Problem to work on: In the records below, work out how many lines hold the word "this". Report the number alone.

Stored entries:

+ + + + + + +

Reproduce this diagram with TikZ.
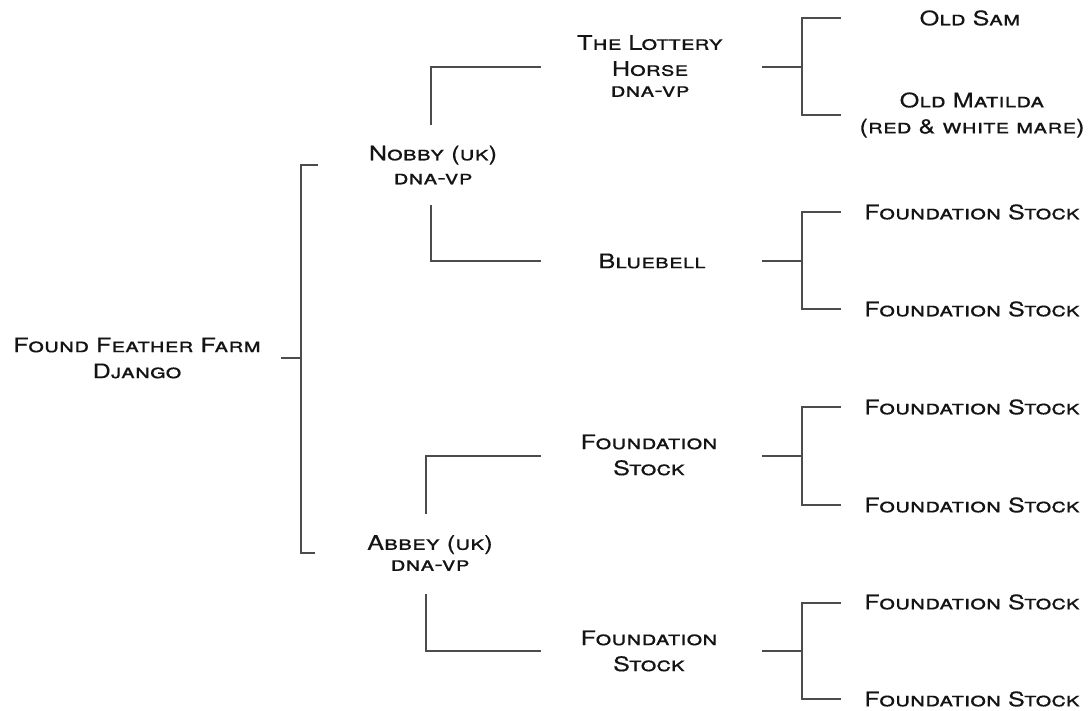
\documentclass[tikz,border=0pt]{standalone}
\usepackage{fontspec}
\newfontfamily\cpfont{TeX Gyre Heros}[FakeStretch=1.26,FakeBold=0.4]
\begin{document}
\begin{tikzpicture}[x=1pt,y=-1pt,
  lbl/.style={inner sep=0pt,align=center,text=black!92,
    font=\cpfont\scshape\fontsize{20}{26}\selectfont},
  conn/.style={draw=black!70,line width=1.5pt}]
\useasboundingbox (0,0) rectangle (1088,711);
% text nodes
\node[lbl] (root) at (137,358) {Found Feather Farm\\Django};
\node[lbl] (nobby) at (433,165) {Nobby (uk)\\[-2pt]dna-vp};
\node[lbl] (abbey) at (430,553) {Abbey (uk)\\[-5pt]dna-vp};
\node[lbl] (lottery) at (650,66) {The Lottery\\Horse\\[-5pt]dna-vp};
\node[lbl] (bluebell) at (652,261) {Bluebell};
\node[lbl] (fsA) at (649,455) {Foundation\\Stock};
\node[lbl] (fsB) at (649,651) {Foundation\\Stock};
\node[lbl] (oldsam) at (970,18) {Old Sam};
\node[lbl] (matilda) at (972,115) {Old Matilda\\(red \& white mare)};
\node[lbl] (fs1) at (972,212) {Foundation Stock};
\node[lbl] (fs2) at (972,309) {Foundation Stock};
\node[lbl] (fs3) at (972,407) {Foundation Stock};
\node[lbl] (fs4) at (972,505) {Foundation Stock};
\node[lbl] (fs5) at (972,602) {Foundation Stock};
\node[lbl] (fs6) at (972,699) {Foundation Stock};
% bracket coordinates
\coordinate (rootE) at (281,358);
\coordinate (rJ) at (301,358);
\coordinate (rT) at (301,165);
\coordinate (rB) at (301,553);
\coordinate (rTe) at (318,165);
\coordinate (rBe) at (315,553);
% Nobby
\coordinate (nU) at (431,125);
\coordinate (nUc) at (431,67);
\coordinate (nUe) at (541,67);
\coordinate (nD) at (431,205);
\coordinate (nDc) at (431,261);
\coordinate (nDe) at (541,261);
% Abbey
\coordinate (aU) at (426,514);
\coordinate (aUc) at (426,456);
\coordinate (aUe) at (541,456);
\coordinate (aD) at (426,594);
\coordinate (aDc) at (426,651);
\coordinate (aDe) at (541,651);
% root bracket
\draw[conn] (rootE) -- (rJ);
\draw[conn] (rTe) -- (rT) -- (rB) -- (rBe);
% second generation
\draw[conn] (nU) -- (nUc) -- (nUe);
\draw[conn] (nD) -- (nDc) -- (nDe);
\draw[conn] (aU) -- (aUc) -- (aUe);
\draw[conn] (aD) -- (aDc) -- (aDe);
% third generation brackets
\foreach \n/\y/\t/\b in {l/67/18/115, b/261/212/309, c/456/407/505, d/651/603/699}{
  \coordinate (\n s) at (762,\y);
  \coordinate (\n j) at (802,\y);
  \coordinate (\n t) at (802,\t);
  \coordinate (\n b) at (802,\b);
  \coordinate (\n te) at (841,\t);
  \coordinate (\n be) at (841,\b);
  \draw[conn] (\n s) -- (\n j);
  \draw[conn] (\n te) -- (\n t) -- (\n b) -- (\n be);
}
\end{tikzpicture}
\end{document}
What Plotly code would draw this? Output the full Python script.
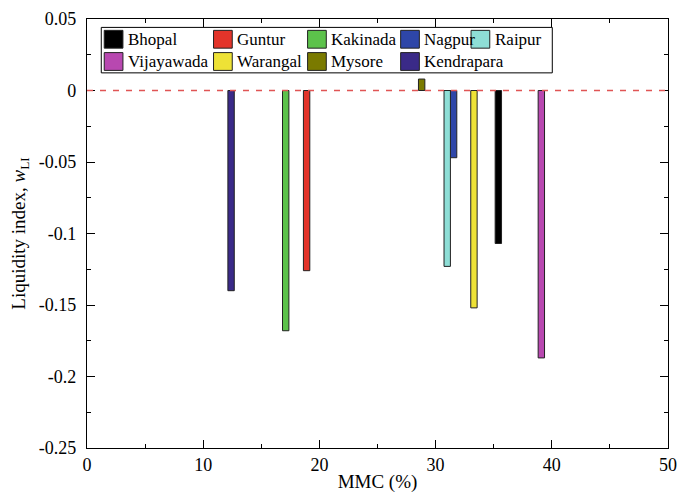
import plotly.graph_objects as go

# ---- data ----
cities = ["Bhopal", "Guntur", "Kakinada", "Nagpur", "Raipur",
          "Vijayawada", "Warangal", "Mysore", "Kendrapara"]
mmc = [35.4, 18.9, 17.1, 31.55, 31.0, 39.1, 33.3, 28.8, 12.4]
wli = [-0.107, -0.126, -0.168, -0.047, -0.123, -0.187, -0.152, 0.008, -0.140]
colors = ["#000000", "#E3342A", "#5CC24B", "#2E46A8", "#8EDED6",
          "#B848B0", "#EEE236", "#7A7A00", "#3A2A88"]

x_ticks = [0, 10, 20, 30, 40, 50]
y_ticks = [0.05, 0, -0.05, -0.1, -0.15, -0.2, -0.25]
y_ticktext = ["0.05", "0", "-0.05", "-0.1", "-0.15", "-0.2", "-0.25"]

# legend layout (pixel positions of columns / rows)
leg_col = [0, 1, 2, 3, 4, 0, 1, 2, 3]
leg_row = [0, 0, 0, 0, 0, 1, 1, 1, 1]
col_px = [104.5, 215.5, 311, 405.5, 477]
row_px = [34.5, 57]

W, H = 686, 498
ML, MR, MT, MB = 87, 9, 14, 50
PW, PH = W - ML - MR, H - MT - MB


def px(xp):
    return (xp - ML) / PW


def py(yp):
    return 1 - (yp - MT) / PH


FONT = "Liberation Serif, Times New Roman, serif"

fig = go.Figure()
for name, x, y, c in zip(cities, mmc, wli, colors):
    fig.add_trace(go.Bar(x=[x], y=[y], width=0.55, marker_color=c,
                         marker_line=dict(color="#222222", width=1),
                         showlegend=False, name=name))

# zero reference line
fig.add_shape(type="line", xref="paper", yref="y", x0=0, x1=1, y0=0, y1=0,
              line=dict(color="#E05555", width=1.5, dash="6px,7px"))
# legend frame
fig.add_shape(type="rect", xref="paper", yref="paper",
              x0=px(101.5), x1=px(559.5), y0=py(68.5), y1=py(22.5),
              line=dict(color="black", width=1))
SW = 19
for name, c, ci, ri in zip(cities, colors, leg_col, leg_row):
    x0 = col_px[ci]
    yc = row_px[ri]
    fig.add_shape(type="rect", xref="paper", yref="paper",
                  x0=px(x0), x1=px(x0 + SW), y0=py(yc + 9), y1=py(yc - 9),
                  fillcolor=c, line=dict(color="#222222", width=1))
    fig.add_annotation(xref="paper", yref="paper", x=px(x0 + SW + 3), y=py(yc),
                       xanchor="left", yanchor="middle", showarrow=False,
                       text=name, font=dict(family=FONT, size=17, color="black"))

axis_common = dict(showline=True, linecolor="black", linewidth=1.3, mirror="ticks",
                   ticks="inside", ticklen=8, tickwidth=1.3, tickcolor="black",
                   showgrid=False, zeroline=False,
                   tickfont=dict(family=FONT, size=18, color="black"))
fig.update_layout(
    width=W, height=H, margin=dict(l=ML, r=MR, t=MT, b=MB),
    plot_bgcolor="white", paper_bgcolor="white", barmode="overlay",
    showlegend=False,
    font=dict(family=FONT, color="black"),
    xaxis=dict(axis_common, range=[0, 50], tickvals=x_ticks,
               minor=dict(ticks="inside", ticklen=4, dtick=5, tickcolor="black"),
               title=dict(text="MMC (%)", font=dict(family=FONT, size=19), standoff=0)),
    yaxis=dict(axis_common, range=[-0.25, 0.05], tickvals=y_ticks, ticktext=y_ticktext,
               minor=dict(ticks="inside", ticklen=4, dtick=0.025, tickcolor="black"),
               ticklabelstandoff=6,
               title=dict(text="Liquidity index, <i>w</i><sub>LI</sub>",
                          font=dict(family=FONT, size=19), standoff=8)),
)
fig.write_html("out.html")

+ + + + + + +

The reply: 2